We found a frequency of surgical site infections comparable to that in the trial by Belda et al,⁹ which also adhered to the CDC definition, but our event rate was higher than those previously reported.^8,10- 11 These 3 trials, however, did not report the frequency of intra-abdominal organ/space surgical site infection. With an event rate of 19%, we had nearly 80% power to detect a 20% relative risk reduction. On the other hand, this trial has only 15% power to detect a 10% relative risk reduction, so we cannot exclude that a high perioperative oxygen fraction has a minor effect on surgical site infection.

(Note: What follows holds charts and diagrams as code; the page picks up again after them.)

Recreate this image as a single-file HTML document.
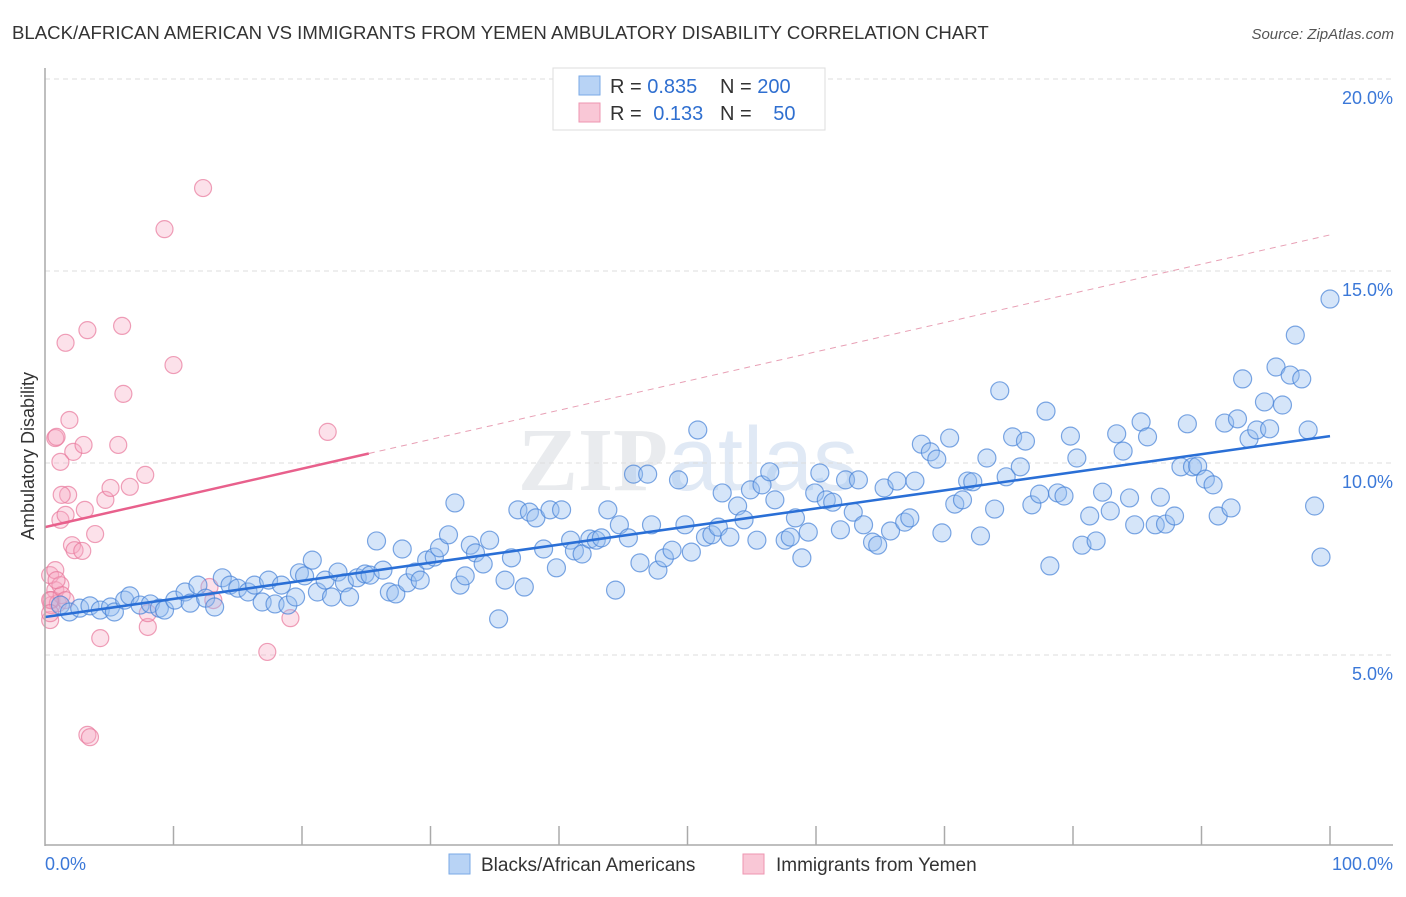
<!DOCTYPE html>
<html><head><meta charset="utf-8"><style>
body{margin:0;background:#fff;font-family:"Liberation Sans",sans-serif}
svg text{font-family:"Liberation Sans",sans-serif}
</style></head><body>
<svg id="c" width="1406" height="892" xmlns="http://www.w3.org/2000/svg">
<text x="12" y="39" font-size="18.6" fill="#333">BLACK/AFRICAN AMERICAN VS IMMIGRANTS FROM YEMEN AMBULATORY DISABILITY CORRELATION CHART</text>
<text x="1394" y="39" font-size="15" fill="#555" text-anchor="end" font-style="italic">Source: ZipAtlas.com</text>
<text x="688" y="490" font-size="90" text-anchor="middle" opacity="0.45"><tspan fill="#cfd4da" font-family="Liberation Serif" font-weight="bold">ZIP</tspan><tspan fill="#bcd0ea">atlas</tspan></text>
<g id="grid"></g><g id="pts"></g><g id="trend"></g><g id="axes"></g>
<text transform="translate(34,456) rotate(-90)" font-size="18" fill="#333" text-anchor="middle">Ambulatory Disability</text>
<g>
<rect x="553" y="68" width="272" height="62" fill="#fff" stroke="#ddd"/>
<rect x="579" y="76" width="21" height="19" fill="#b8d3f5" stroke="#7aaae6"/>
<rect x="579" y="103" width="21" height="19" fill="#f9c7d6" stroke="#ee95b0"/>
<text x="610" y="93" font-size="20" fill="#333">R = <tspan fill="#2f6fd0">0.835</tspan></text>
<text x="720" y="93" font-size="20" fill="#333">N = <tspan fill="#2f6fd0">200</tspan></text>
<text x="610" y="120" font-size="20" fill="#333">R = <tspan fill="#2f6fd0" dx="6">0.133</tspan></text>
<text x="720" y="120" font-size="20" fill="#333">N = <tspan fill="#2f6fd0" dx="16">50</tspan></text>
</g>
<g>
<rect x="449" y="854" width="21" height="20" fill="#b8d3f5" stroke="#7aaae6"/>
<text x="481" y="871" font-size="19" fill="#333">Blacks/African Americans</text>
<rect x="743" y="854" width="21" height="20" fill="#f9c7d6" stroke="#ee95b0"/>
<text x="776" y="871" font-size="19" fill="#333">Immigrants from Yemen</text>
</g>
</svg>
<script>
const blueX=[1.2,1.9,2.7,3.5,4.3,5.1,5.4,6.2,6.6,7.4,8.2,8.9,9.3,10.1,10.9,11.3,11.9,12.5,13.2,13.8,14.4,15.0,15.8,16.3,16.9,17.4,17.9,18.4,18.9,19.5,19.8,20.2,20.8,21.2,21.8,22.3,22.8,23.3,23.7,24.3,24.9,25.3,25.8,26.3,26.8,27.3,27.8,28.2,28.8,29.2,29.7,30.3,30.7,31.4,31.9,32.3,32.7,33.1,33.5,34.1,34.6,35.3,35.8,36.3,36.8,37.3,37.7,38.2,38.8,39.3,39.8,40.2,40.9,41.2,41.8,42.4,42.9,43.3,43.8,44.4,44.7,45.4,45.8,46.3,46.9,47.2,47.7,48.2,48.8,49.3,49.8,50.3,50.8,51.4,51.9,52.4,52.7,53.3,53.9,54.4,54.9,55.4,55.8,56.4,56.8,57.6,58.0,58.4,58.9,59.4,59.9,60.3,60.8,61.3,61.9,62.3,62.9,63.3,63.7,64.4,64.8,65.3,65.8,66.3,66.9,67.3,67.7,68.2,68.9,69.4,69.8,70.4,70.8,71.4,71.8,72.2,72.8,73.3,73.9,74.3,74.8,75.3,75.9,76.3,76.8,77.4,77.9,78.2,78.8,79.3,79.8,80.3,80.7,81.3,81.8,82.3,82.9,83.4,83.9,84.4,84.8,85.3,85.8,86.4,86.8,87.2,87.9,88.4,88.9,89.3,89.7,90.3,90.9,91.3,91.8,92.3,92.8,93.2,93.7,94.3,94.9,95.3,95.8,96.3,96.9,97.3,97.8,98.3,98.8,99.3,100];
const blueY=[6.30,6.12,6.22,6.28,6.17,6.25,6.12,6.43,6.54,6.30,6.33,6.22,6.17,6.43,6.64,6.35,6.82,6.48,6.25,7.01,6.82,6.74,6.64,6.82,6.38,6.95,6.33,6.82,6.30,6.51,7.14,7.06,7.47,6.64,6.95,6.51,7.16,6.88,6.51,7.01,7.11,7.08,7.97,7.21,6.64,6.59,7.76,6.88,7.16,6.95,7.47,7.55,7.79,8.13,8.96,6.82,7.06,7.86,7.66,7.37,7.99,5.94,6.95,7.53,8.78,6.77,8.72,8.57,7.76,8.78,7.27,8.78,7.99,7.71,7.63,8.02,7.99,8.05,8.78,6.69,8.39,8.05,9.71,7.40,9.71,8.39,7.21,7.53,7.73,9.56,8.39,7.68,10.86,8.07,8.13,8.33,9.22,8.07,8.88,8.52,9.30,7.99,9.43,9.77,9.04,7.99,8.07,8.57,7.53,8.20,9.22,9.74,9.04,8.98,8.26,9.56,8.72,9.56,8.39,7.94,7.86,9.35,8.23,9.53,8.46,8.57,9.53,10.49,10.29,10.10,8.18,10.65,8.93,9.04,9.53,9.51,8.10,10.13,8.80,11.88,9.64,10.68,9.90,10.57,8.91,9.19,11.35,7.32,9.22,9.14,10.70,10.13,7.86,8.62,7.97,9.24,8.75,10.76,10.31,9.09,8.39,11.07,10.68,8.39,9.11,8.41,8.62,9.90,11.02,9.90,9.92,9.58,9.43,8.62,11.04,8.83,11.15,12.19,10.63,10.86,11.59,10.89,12.50,11.51,12.29,13.33,12.19,10.86,8.88,7.55,14.27];
const pinkX=[0.4,0.5,0.8,0.4,0.8,1.2,0.5,1.0,1.3,1.6,0.4,0.8,0.9,1.6,1.9,2.2,1.2,1.2,1.6,1.8,1.3,2.1,2.3,2.9,3.1,3.0,3.3,3.3,3.5,3.9,4.3,4.7,5.1,5.7,6.0,6.1,6.6,7.8,8.0,8.0,10.0,9.3,12.3,13.1,12.8,17.3,19.1,22.0,0.9,0.4];
const pinkY=[5.91,6.30,6.69,7.08,7.21,6.82,6.43,6.35,6.56,6.43,6.43,10.65,10.68,13.13,11.12,10.29,10.03,8.52,8.65,9.17,9.17,7.86,7.73,7.71,8.78,10.47,13.46,2.92,2.86,8.15,5.44,9.04,9.35,10.47,13.57,11.80,9.38,9.69,5.73,6.09,12.55,16.09,17.16,6.43,6.77,5.08,5.96,10.81,6.95,6.09];
const yTicks=[5,10,15,20];
const yTickLabels=["5.0%","10.0%","15.0%","20.0%"];
const blueTrend=[5.99,10.70];
const pinkTrend=[8.33,15.94];
const pinkSolidEnd=25.2;
const NS="http://www.w3.org/2000/svg";
const X=v=>45+v*12.85, Y=v=>847-v*38.4;
function mk(tag,attrs,parent){const e=document.createElementNS(NS,tag);for(const k in attrs)e.setAttribute(k,attrs[k]);document.getElementById(parent).appendChild(e);return e;}
yTicks.forEach((t,i)=>{
 const l=mk('line',{x1:45,x2:1393,y1:Y(t),y2:Y(t),stroke:'#ddd','stroke-dasharray':'5,4'},'grid');
 
 
 const tx=mk('text',{x:1393,y:Y(t)+25,'font-size':18,fill:'#3b78d8','text-anchor':'end'},'grid');
 tx.textContent=yTickLabels[i];
 
 
});
pinkX.forEach((x,i)=>{
 const c=mk('circle',{cx:X(x),cy:Y(pinkY[i]),r:8.5,fill:'rgba(246,170,195,0.35)',stroke:'rgba(232,120,155,0.7)','stroke-width':1.2},'pts');
 
 
});
blueX.forEach((x,i)=>{
 const c=mk('circle',{cx:X(x),cy:Y(blueY[i]),r:9,fill:'rgba(150,190,240,0.4)',stroke:'rgba(70,130,215,0.7)','stroke-width':1.2},'pts');
 
 
});
let l=mk('line',{x1:X(0),y1:Y(blueTrend[0]),x2:X(100),y2:Y(blueTrend[1]),stroke:'#2a6fd6','stroke-width':2.5},'trend');


const pAt=x=>pinkTrend[0]+(pinkTrend[1]-pinkTrend[0])*x/100;
l=mk('line',{x1:X(0),y1:Y(pinkTrend[0]),x2:X(pinkSolidEnd),y2:Y(pAt(pinkSolidEnd)),stroke:'#e8608c','stroke-width':2.5},'trend');


l=mk('line',{x1:X(pinkSolidEnd),y1:Y(pAt(pinkSolidEnd)),x2:X(100),y2:Y(pinkTrend[1]),stroke:'#e8a0b5','stroke-width':1,'stroke-dasharray':'6,5'},'trend');


l=mk('line',{x1:45,y1:68,x2:45,y2:846,stroke:'#aaa','stroke-width':1.5},'axes');


l=mk('line',{x1:45,y1:845,x2:1393,y2:845,stroke:'#aaa','stroke-width':1.5},'axes');


for(let i=1;i<=10;i++){
 const t=mk('line',{x1:X(i*10),x2:X(i*10),y1:826,y2:845,stroke:'#aaa','stroke-width':1.5},'axes');
 
 
}
let t=mk('text',{x:45,y:870,'font-size':18,fill:'#3b78d8'},'axes');t.textContent='0.0%';


t=mk('text',{x:1393,y:870,'font-size':18,fill:'#3b78d8','text-anchor':'end'},'axes');t.textContent='100.0%';


</script>
</body></html>
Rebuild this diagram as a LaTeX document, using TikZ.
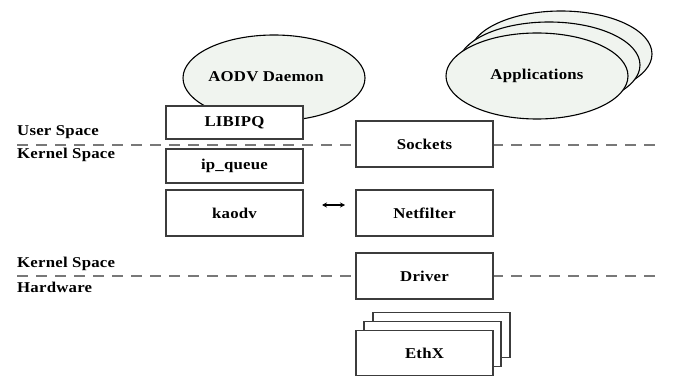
\documentclass[tikz,border=0pt]{standalone}
\usepackage{fontspec}
\setmainfont{Liberation Serif}
\newfontfamily\lblfont[FakeStretch=1.12,LetterSpace=1.5]{Liberation Serif}
\usetikzlibrary{shapes.geometric,arrows.meta}
\definecolor{ellfill}{RGB}{240,244,239}
\definecolor{boxline}{RGB}{60,60,60}
\definecolor{dashcol}{RGB}{120,120,120}
\tikzset{
  lbl/.style={font=\lblfont\fontsize{15}{17}\selectfont\bfseries, inner sep=0pt},
  layerbox/.style={draw=boxline, line width=1.4pt, fill=white, minimum width=137pt, inner sep=0pt, font=\lblfont\fontsize{15}{17}\selectfont\bfseries},
  bubble/.style={draw=black, line width=1.1pt, fill=ellfill, ellipse, inner sep=0pt, font=\lblfont\fontsize{15}{17}\selectfont\bfseries},
  divider/.style={draw=dashcol, line width=2pt, dash pattern=on 11pt off 8pt},
}
\begin{document}
\begin{tikzpicture}[x=1pt,y=-1pt]
\useasboundingbox (0,0) rectangle (675,377);
% dashed dividers
\coordinate (d1a) at (17,145);
\coordinate (d1b) at (660,145);
\coordinate (d2a) at (17,276);
\coordinate (d2b) at (660,276);
\draw[divider] (d1a) -- (d1b);
\draw[divider] (d2a) -- (d2b);
% ellipses
\node[bubble, minimum width=182pt, minimum height=86pt] (app3) at (561,54) {};
\node[bubble, minimum width=182pt, minimum height=86pt] (app2) at (549,65) {};
\node[bubble, minimum width=182pt, minimum height=86pt] (app) at (537,76) {Applications};
\node[bubble, minimum width=182pt, minimum height=86pt] (aodv) at (274,78) {};
\node[lbl] (aodvt) at (266,77) {AODV Daemon};
% left boxes
\node[layerbox, minimum height=33pt] (libipq) at (234.5,122.5) {LIBIPQ};
\node[layerbox, minimum height=34pt] (ipq) at (234.5,166) {ip\_queue};
\node[layerbox, minimum height=46pt] (kaodv) at (234.5,213) {kaodv};
% right boxes
\node[layerbox, minimum height=46pt] (sockets) at (424.5,144) {Sockets};
\node[layerbox, minimum height=46pt] (netfilter) at (424.5,213) {Netfilter};
\node[layerbox, minimum height=46pt] (driver) at (424.5,276) {Driver};
\node[layerbox, minimum height=45pt] (eth3) at (441.5,335) {};
\node[layerbox, minimum height=45pt] (eth2) at (432.5,344) {};
\node[layerbox, minimum height=45pt] (eth) at (424.5,353) {EthX};
% arrow
\coordinate (arl) at (322,205);
\coordinate (arr) at (345,205);
\draw[{Stealth[length=5pt,width=5pt]}-{Stealth[length=5pt,width=5pt]}, line width=1.2pt] (arl) -- (arr);
% labels
\node[lbl, anchor=west] (us) at (17,132) {User Space};
\node[lbl, anchor=west] (ks1) at (17,155) {Kernel Space};
\node[lbl, anchor=west] (ks2) at (17,264) {Kernel Space};
\node[lbl, anchor=west] (hw) at (17,287) {Hardware};
\end{tikzpicture}
\end{document}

Other additional trials have suggested that increased perioperative oxygen supply results in fewer wound infections. Patients undergoing nitrous oxide–free anesthesia with 80% oxygen had fewer wound infections than patients receiving nitrous oxide–based (30% oxygen, 70% nitrous oxide) anesthesia.³⁰ It is unclear whether nitrous oxide or the higher oxygen concentration caused this difference.³¹ In a meta-analysis of 5 trials based on 3001 patients, including the nitrous oxide trial,³⁰ Qadan et al found that perioperative administration of 80% oxygen was associated with a reduced risk of surgical site infections.³² However, when the data from our large trial are added to this existing evidence, it seems likely that the overall benefit of 80% oxygen observed by Qadan et al will be attenuated and perhaps even no longer statistically significant. Another large trial investigating the treatment of hypoxia via continuous positive airway pressure in the postoperative period also demonstrated a reduction in wound infections.³³

Ventilation for only 5 minutes with 100% oxygen results in significantly larger areas of atelectasis than ventilation with lower oxygen concentrations,³⁴ and atelectasis on CT tended to be more frequent in patients receiving 80% oxygen compared with patients receiving 30% oxygen (94% vs 64%, P = .12) in a subgroup¹³ of the trial by Greif et al.⁸ We could not demonstrate significantly increased frequencies of pulmonary complications when 80% oxygen was given for a median of approximately 5 ½ hours. Our method of detecting atelectasis is likely to have resulted in fewer events than if a chest radiograph or CT was obtained routinely in all patients. On the other hand, we consider the reporting of asymptomatic atelectases to have less clinical relevance, and the frequency of atelectasis in our trial (7.5%) was the same as in the nitrous oxide–free group in the trial by Myles et al.³⁰ In the nitrous oxide–free group, the frequency of pneumonia (1.5%) was lower than in our trial (6.5%), which is more comparable to that reported by Squadrone et al,³³ in which 5.7% of patients with postoperative hypoxemia developed pneumonia. The difference may be caused by our thorough postoperative follow-up, because pneumonia was diagnosed within a median of 5 days after surgery.

The proportion of patients with respiratory failure and death within 30 days was higher in the 80% oxygen group; although those differences were not statistically different, these events were uncommon and the study did not have adequate power to assess this outcome. This finding is in contrast to previous trials comparing 80% and 30% oxygen.^8- 11 The unadjusted OR for mortality in our trial was 1.56 (95% CI, 0.88-2.77) in favor of the 30% oxygen group. Thus, there was no evidence of a benefit in reducing mortality with a high perioperative FIO₂ (80%), although we recognize that a lack of important information must be addressed before this can be established beyond reasonable doubt, because our trial was not powered to document lethality differences.

Gynecological cancer surgery and acute laparotomies were included in this trial, but conversions of laparoscopic procedures to laparotomy were not eligible. Apart from conversion of laparoscopy, we believe the results of this trial may be generalizable to a general surgical population undergoing laparotomy.

In conclusion, administration of 80% oxygen compared with 30% oxygen during and for 2 hours after abdominal surgery did not result in a difference in risk of surgical site infection. The frequencies of pulmonary complications and mortality were not significantly different.